Training: Learning Rate schedule based on iterations rather than epochs
gacuervol opened this issue · 4 comments
Description:
We're replicating the training process for the model described in the Lam et al. (2023) paper. In section 4.5 ("Curriculum training schedule"), the authors discuss three training phases. During phase 2, a specific method is used to adjust the learning rate based on the number of iterations (the number of times a each batch is processed). This adjustment uses a cosine decay function.
In the paper, the learning rate is adjusted based on iterations rather than the number of epochs (complete passes through the entire dataset). We're curious why the authors chose this approach.
Here's why this matters: If we follow the approach in the paper and use iterations, there's a chance the learning rate could change in the middle of an epoch. This means it could update before all the data gets used once (especially relevant for our smaller dataset with fewer iterations).
Our question:
Is there a benefit to adjusting the learning rate based on iterations instead of epochs?
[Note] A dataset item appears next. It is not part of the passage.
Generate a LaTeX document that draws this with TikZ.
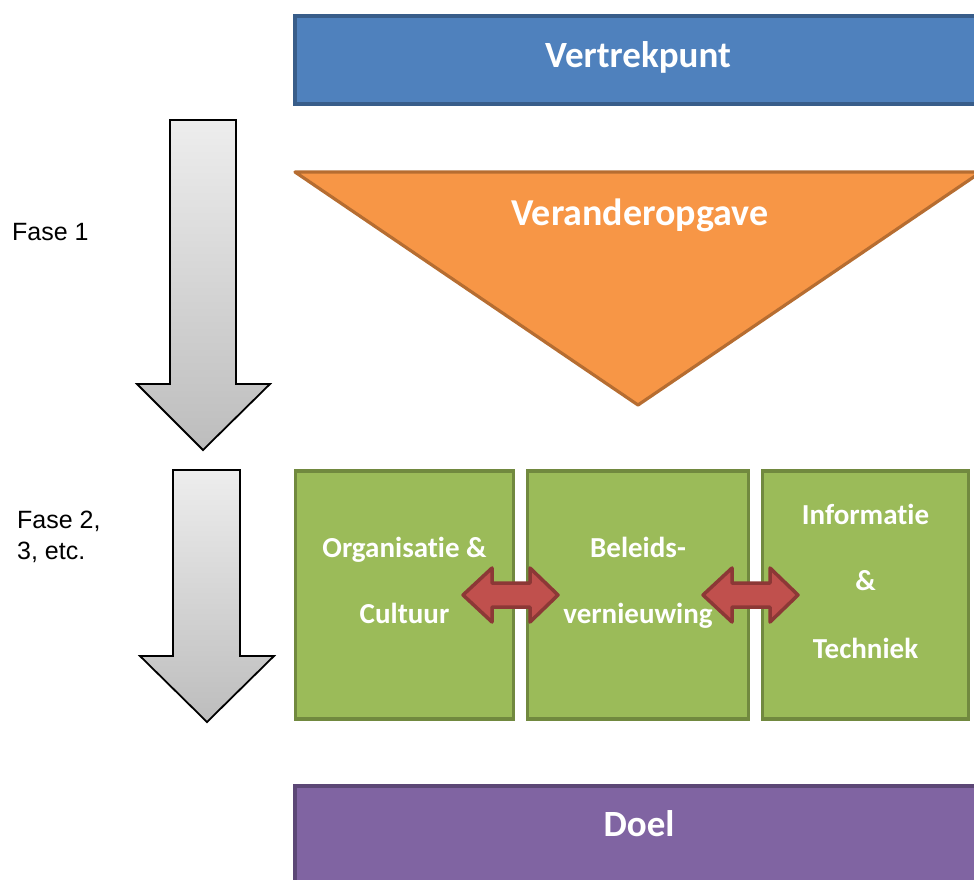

We'd appreciate any insights or explanations you can provide.
Labels:
training
learning rate
Training schedule
Thanks for your message, so actually it is not just that we adjusted the learning rate as a function of iteration, rather than epoch, but actually also did not even train with proper epochs. We simply, at each iteration, sampled 32 examples from the longer ground truth trajectory, randomly and without replacement. So we only have "epochs" on average, but nothing prevented the same sequence to be sampled twice before some other sequence was sample once.
We believed this did not matter in our case because an epoch is about 54k training examples, and we trained with 300k steps batch 32 each, which corresponds to about ~180 epochs, so it probably does not matter if some examples are sampled a bit more than 180 times, and some other a bit less than 180 times.
In the case of a small dataset probably it still does not matter much so long as the number of training iterations is still large compared to the dataset size, and the learning rate decay is very slow (like in our case), but of course if you are getting to limit where each example is only seen a few times, and the learning rate decays quickly, I think it makes sense to do it in the way you are proposing.
Thank you for providing clarification and detailing the training process. Understanding the methodology behind your model training is insightful. Your point about smaller datasets and quicker learning rate decay suggests that an approach based on epochs might be more suitable in those scenarios.
It seems that the issue has been satisfactorily resolved.
Hello, I have some questions about model training. Have you tried training models with different resolutions, GraphCast_small (13levels, 1°) and GraphCast (37levels, 0.25°)? How much time and memory does it take to train these two models?
I look forward to your response. Thank you.
Best regards!
@zhongmengyi I have replied in your separate issue #77